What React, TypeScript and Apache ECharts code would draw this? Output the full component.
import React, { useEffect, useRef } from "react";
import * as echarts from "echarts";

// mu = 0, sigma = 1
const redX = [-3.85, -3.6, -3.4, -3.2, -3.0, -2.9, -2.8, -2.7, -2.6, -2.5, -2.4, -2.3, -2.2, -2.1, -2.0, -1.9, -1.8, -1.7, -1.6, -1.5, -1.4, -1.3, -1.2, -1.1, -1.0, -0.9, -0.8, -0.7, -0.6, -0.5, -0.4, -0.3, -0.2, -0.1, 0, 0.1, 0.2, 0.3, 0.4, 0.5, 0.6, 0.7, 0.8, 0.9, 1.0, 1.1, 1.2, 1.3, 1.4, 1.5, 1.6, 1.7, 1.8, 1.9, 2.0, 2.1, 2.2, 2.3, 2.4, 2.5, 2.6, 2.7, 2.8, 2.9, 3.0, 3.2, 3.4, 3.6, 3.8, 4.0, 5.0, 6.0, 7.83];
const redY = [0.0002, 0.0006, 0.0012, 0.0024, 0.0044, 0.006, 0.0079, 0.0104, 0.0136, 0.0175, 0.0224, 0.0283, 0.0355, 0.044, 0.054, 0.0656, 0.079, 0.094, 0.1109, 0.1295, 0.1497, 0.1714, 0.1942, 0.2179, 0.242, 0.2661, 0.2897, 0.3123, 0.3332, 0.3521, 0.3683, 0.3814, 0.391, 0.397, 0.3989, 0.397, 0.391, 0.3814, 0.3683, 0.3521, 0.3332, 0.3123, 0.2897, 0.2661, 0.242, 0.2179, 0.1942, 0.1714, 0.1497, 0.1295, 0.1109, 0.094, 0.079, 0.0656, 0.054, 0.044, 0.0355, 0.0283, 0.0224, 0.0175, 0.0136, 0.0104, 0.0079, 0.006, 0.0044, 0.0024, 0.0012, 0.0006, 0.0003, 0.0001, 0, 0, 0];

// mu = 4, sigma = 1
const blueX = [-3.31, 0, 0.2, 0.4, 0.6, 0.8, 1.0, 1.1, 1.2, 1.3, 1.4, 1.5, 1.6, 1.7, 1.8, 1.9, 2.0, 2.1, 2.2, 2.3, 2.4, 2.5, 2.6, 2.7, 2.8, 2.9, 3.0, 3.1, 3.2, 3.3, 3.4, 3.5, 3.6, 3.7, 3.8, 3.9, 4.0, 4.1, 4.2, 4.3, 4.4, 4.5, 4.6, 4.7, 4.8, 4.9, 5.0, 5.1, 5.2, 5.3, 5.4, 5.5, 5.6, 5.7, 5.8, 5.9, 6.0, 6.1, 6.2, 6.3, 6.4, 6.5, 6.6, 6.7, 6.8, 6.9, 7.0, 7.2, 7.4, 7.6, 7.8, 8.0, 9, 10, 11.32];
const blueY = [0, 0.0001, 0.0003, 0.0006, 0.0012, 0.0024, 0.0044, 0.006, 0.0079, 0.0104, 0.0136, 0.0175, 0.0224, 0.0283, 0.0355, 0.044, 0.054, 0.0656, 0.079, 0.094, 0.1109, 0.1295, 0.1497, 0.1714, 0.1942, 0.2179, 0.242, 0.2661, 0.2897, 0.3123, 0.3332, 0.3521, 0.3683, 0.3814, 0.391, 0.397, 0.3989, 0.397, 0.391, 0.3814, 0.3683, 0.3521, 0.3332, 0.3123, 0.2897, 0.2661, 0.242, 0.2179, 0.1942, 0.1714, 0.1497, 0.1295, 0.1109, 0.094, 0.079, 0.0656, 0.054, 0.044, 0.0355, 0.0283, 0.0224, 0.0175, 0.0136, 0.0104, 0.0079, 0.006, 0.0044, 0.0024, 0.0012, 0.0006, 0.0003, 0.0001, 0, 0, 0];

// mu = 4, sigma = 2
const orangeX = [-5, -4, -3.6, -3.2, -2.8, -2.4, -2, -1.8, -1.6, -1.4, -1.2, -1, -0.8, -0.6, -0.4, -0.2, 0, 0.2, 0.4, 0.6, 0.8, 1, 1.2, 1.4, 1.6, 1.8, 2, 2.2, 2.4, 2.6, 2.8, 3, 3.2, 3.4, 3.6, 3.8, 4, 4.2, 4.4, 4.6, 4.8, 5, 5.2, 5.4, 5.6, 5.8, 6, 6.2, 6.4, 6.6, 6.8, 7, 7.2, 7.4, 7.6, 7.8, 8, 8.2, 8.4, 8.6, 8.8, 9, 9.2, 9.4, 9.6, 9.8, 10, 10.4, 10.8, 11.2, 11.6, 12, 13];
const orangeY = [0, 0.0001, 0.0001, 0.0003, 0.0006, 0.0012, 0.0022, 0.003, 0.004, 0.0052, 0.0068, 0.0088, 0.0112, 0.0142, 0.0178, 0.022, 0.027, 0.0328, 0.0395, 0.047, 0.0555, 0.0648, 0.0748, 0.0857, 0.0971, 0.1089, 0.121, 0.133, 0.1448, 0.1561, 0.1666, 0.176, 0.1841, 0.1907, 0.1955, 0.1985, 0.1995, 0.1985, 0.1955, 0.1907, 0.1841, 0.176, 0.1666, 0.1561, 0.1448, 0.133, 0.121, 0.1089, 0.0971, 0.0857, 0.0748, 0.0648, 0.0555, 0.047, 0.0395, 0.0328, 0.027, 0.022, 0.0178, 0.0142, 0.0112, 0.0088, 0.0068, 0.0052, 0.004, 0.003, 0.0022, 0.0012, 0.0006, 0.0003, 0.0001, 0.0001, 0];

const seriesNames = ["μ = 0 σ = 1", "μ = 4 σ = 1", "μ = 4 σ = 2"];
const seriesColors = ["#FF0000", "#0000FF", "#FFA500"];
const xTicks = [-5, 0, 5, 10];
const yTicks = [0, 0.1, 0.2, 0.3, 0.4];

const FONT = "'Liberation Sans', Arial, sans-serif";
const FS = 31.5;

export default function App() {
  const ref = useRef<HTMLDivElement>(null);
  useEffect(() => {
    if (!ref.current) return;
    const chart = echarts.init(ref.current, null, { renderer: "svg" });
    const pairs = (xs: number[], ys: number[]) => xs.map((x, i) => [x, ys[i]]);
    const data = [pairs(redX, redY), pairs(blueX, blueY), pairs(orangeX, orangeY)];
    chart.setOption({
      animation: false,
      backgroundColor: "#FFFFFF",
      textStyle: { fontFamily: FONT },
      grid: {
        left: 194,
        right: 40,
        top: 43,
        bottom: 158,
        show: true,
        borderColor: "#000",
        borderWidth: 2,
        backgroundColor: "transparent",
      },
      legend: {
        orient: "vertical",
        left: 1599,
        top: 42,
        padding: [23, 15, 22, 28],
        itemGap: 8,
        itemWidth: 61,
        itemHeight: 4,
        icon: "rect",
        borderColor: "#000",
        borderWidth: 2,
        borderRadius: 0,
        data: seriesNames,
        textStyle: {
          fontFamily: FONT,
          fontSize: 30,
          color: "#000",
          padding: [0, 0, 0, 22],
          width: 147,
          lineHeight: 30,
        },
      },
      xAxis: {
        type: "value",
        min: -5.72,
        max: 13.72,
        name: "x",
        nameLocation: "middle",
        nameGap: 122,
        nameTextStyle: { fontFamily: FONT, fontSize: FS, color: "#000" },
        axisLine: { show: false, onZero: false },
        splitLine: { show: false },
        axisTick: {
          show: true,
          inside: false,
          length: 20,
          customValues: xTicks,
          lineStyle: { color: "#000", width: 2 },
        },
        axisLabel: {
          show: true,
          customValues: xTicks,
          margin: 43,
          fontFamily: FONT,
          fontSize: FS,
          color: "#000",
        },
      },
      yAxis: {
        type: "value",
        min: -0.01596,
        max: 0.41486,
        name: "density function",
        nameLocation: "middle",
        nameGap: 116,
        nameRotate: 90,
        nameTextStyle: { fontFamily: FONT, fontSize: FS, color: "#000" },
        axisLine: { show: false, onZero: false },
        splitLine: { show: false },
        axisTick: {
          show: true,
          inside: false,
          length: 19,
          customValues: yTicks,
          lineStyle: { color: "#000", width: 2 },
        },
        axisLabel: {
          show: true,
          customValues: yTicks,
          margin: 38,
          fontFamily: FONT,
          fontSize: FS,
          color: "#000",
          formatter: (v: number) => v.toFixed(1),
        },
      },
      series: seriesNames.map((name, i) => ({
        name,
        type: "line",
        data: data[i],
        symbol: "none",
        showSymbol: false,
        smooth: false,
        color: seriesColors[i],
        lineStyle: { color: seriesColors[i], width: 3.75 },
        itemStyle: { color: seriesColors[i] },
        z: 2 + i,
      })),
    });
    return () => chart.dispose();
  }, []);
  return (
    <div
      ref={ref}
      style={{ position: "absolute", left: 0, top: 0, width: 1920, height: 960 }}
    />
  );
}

---

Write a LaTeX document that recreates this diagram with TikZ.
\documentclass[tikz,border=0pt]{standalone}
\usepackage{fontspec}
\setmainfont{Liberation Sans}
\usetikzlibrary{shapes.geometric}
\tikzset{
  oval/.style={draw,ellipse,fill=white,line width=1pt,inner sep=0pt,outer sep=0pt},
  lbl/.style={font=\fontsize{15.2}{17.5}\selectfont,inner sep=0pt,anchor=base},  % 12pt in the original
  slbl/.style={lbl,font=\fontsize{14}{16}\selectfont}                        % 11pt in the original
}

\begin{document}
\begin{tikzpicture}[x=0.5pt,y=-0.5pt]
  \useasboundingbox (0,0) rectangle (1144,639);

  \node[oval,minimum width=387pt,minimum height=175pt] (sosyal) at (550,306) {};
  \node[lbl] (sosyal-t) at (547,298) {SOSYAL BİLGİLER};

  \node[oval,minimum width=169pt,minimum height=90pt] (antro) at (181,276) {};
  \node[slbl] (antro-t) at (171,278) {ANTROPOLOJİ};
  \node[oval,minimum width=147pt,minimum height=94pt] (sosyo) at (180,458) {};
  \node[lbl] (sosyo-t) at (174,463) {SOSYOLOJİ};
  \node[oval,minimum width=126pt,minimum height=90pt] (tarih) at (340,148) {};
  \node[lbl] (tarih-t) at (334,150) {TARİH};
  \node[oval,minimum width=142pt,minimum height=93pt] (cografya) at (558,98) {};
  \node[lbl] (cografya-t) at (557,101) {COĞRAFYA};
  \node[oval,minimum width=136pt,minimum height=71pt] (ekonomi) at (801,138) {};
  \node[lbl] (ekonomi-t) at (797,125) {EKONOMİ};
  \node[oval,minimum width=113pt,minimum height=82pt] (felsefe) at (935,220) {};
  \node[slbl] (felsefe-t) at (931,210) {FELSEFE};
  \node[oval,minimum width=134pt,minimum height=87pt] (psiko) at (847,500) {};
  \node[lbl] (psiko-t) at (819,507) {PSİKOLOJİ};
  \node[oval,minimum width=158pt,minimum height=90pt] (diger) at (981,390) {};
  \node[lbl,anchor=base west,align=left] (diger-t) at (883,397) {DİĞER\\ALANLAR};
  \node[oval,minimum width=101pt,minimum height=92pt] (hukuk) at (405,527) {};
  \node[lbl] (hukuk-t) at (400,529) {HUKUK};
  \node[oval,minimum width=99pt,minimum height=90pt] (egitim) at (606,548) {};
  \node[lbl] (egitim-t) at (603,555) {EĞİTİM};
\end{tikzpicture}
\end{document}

---

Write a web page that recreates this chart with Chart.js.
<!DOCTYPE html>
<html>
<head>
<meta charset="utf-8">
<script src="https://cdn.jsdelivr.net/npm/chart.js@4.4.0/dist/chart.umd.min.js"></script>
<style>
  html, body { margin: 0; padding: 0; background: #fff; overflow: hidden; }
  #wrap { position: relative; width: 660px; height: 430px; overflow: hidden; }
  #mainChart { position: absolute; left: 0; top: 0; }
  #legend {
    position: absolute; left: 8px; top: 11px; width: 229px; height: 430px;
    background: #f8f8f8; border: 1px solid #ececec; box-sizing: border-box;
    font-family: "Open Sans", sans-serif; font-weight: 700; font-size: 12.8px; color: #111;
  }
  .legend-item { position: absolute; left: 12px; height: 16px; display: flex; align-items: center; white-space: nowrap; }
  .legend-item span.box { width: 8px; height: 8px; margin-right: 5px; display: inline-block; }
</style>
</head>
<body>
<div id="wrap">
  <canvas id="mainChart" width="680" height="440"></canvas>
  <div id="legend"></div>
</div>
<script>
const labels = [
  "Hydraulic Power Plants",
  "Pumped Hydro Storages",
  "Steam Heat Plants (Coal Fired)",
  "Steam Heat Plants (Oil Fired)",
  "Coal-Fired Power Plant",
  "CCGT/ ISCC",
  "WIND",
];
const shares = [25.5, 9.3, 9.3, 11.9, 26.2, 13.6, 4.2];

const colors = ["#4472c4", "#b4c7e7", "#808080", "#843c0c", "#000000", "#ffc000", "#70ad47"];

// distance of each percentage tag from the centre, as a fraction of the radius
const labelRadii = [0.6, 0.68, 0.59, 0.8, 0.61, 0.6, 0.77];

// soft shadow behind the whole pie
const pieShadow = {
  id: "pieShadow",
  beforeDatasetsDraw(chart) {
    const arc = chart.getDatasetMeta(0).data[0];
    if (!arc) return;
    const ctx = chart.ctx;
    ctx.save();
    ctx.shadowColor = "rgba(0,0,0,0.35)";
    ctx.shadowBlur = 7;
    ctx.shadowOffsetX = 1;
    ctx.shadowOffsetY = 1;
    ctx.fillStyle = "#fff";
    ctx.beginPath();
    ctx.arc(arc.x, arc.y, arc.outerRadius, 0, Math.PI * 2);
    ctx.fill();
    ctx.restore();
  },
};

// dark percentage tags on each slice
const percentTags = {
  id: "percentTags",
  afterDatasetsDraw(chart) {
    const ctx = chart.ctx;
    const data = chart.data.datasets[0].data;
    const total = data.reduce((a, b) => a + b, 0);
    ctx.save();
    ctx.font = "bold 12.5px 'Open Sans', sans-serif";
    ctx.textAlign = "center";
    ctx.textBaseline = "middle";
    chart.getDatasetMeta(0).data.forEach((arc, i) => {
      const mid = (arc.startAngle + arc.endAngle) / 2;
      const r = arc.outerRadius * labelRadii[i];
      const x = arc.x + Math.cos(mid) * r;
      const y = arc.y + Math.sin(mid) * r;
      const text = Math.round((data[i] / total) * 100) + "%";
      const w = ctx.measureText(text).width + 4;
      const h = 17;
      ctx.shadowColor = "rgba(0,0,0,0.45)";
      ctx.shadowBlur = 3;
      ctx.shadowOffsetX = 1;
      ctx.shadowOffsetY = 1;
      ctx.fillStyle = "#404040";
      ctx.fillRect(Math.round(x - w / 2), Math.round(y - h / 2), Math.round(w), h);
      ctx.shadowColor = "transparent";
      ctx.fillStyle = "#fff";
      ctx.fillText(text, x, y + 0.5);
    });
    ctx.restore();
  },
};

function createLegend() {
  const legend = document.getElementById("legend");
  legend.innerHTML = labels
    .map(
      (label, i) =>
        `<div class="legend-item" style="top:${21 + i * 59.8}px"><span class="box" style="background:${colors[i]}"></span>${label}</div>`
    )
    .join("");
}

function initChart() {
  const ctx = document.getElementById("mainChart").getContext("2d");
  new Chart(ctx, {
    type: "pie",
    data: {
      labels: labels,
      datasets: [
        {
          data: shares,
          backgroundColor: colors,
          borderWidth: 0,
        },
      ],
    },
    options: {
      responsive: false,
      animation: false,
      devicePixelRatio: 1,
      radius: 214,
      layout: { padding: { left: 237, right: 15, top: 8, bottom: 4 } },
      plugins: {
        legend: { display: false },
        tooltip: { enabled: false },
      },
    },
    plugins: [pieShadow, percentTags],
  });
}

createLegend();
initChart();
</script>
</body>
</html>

◆ **What you need to do**
Scan the entries above for the word "React" and collect each line holding it.

◆ **Exercise solution**
What React, TypeScript and Apache ECharts code would draw this? Output the full component.
import React, { useEffect, useRef } from "react";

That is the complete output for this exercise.